Take the lines from the top down to and including the one with "import plotly.graph_objects as go" and repeat them exactly. Omit images.

## INFORMATION PROVIDED
________________________

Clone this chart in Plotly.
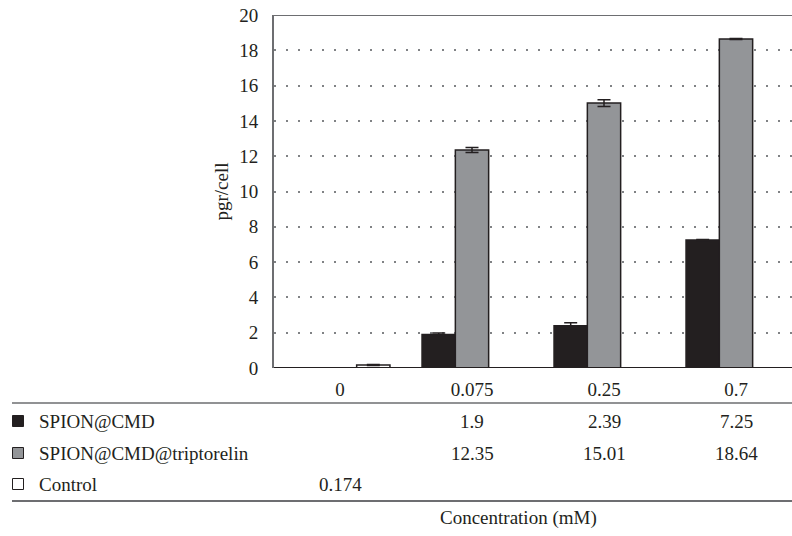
import plotly.graph_objects as go

categories = ["0", "0.075", "0.25", "0.7"]
series_names = ["SPION@CMD", "SPION@CMD@triptorelin", "Control"]
spion_cmd = [None, 1.9, 2.39, 7.25]
spion_trip = [None, 12.35, 15.01, 18.64]
control = [0.174, None, None, None]
spion_cmd_err = [0, 0.08, 0.17, 0.03]
spion_trip_err = [0, 0.14, 0.19, 0.03]
control_err = [0.03, 0, 0, 0]
y_ticks = [0, 2, 4, 6, 8, 10, 12, 14, 16, 18, 20]

FONT = "'Liberation Serif', 'Times New Roman', serif"
FS = 19
DARK = "#231f20"
GRAY = "#939598"
AXGRAY = "#6d6e71"
fills = [DARK, GRAY, "#ffffff"]

W, H = 792, 536
L, T = 274, 15
R, B = 0, 536 - 368
PW, PH = W - L - R, H - T - B


def px(x):
    return (x - L) / PW


def py(y):
    return (T + PH - y) / PH


xi = list(range(len(categories)))
fig = go.Figure()
for name, vals, errs, col in zip(series_names, [spion_cmd, spion_trip, control],
                                 [spion_cmd_err, spion_trip_err, control_err], fills):
    fig.add_trace(go.Bar(
        x=xi, y=vals, name=name,
        marker=dict(color=col, line=dict(color=DARK, width=1.5)),
        error_y=dict(type="data", array=errs, visible=True, color=DARK,
                     thickness=1.5, width=6.5),
        showlegend=False,
    ))

spacing = PW / 132.0
fnt = dict(family=FONT, size=FS, color=DARK)
fig.update_layout(
    width=W, height=H,
    margin=dict(l=L, r=R, t=T, b=B, pad=0),
    paper_bgcolor="white", plot_bgcolor="white",
    barmode="group", bargap=0.243, bargroupgap=0,
    font=fnt,
    xaxis=dict(
        range=[-0.5, -0.5 + spacing], tickmode="array", tickvals=xi,
        ticktext=categories, showgrid=False, zeroline=False,
        showline=False, ticks="", ticklabelstandoff=8,
        tickfont=fnt,
    ),
    yaxis=dict(
        range=[0, 20], tickmode="array", tickvals=y_ticks,
        showgrid=True, gridcolor="#808285", gridwidth=1.5, griddash="1.5px,10.5px",
        zeroline=False, showline=True, linecolor=AXGRAY, linewidth=2,
        ticks="", ticklabelstandoff=10,
        tickfont=fnt,
        title=dict(text="pgr/cell", font=fnt, standoff=6),
    ),
)

shapes = []
shapes.append(dict(type="line", xref="paper", yref="y", x0=0, x1=1, y0=0, y1=0,
                   line=dict(color=DARK, width=2)))
shapes.append(dict(type="line", xref="paper", yref="y", x0=0, x1=1, y0=20, y1=20,
                   line=dict(color=AXGRAY, width=2)))
shapes.append(dict(type="line", xref="paper", yref="paper", x0=px(12), x1=1,
                   y0=py(403), y1=py(403), line=dict(color=AXGRAY, width=1.5)))
shapes.append(dict(type="line", xref="paper", yref="paper", x0=px(12), x1=1,
                   y0=py(501), y1=py(501), line=dict(color=AXGRAY, width=2)))

annotations = []
row_y = [421, 453, 484]
for name, vals, col, ry in zip(series_names, [spion_cmd, spion_trip, control], fills, row_y):
    shapes.append(dict(type="rect", xref="paper", yref="paper",
                       x0=px(12.5), x1=px(23.5), y0=py(ry + 5.5), y1=py(ry - 5.5),
                       fillcolor=col, line=dict(color=DARK, width=1)))
    annotations.append(dict(xref="paper", yref="paper", x=px(37), y=py(ry),
                            xanchor="left", yanchor="middle", text=name, showarrow=False,
                            font=fnt))
    for i, v in enumerate(vals):
        if v is not None:
            annotations.append(dict(xref="x", yref="paper", x=i, y=py(ry),
                                    xanchor="center", yanchor="middle", text=str(v),
                                    showarrow=False, font=fnt))

annotations.append(dict(xref="paper", yref="paper", x=px(518), y=py(518),
                        xanchor="center", yanchor="middle", text="Concentration (mM)",
                        showarrow=False, font=fnt))

fig.update_layout(shapes=shapes, annotations=annotations)
fig.write_html("out.html")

________________________

## CORRECT RESULT
Clone this chart in Plotly.
import plotly.graph_objects as go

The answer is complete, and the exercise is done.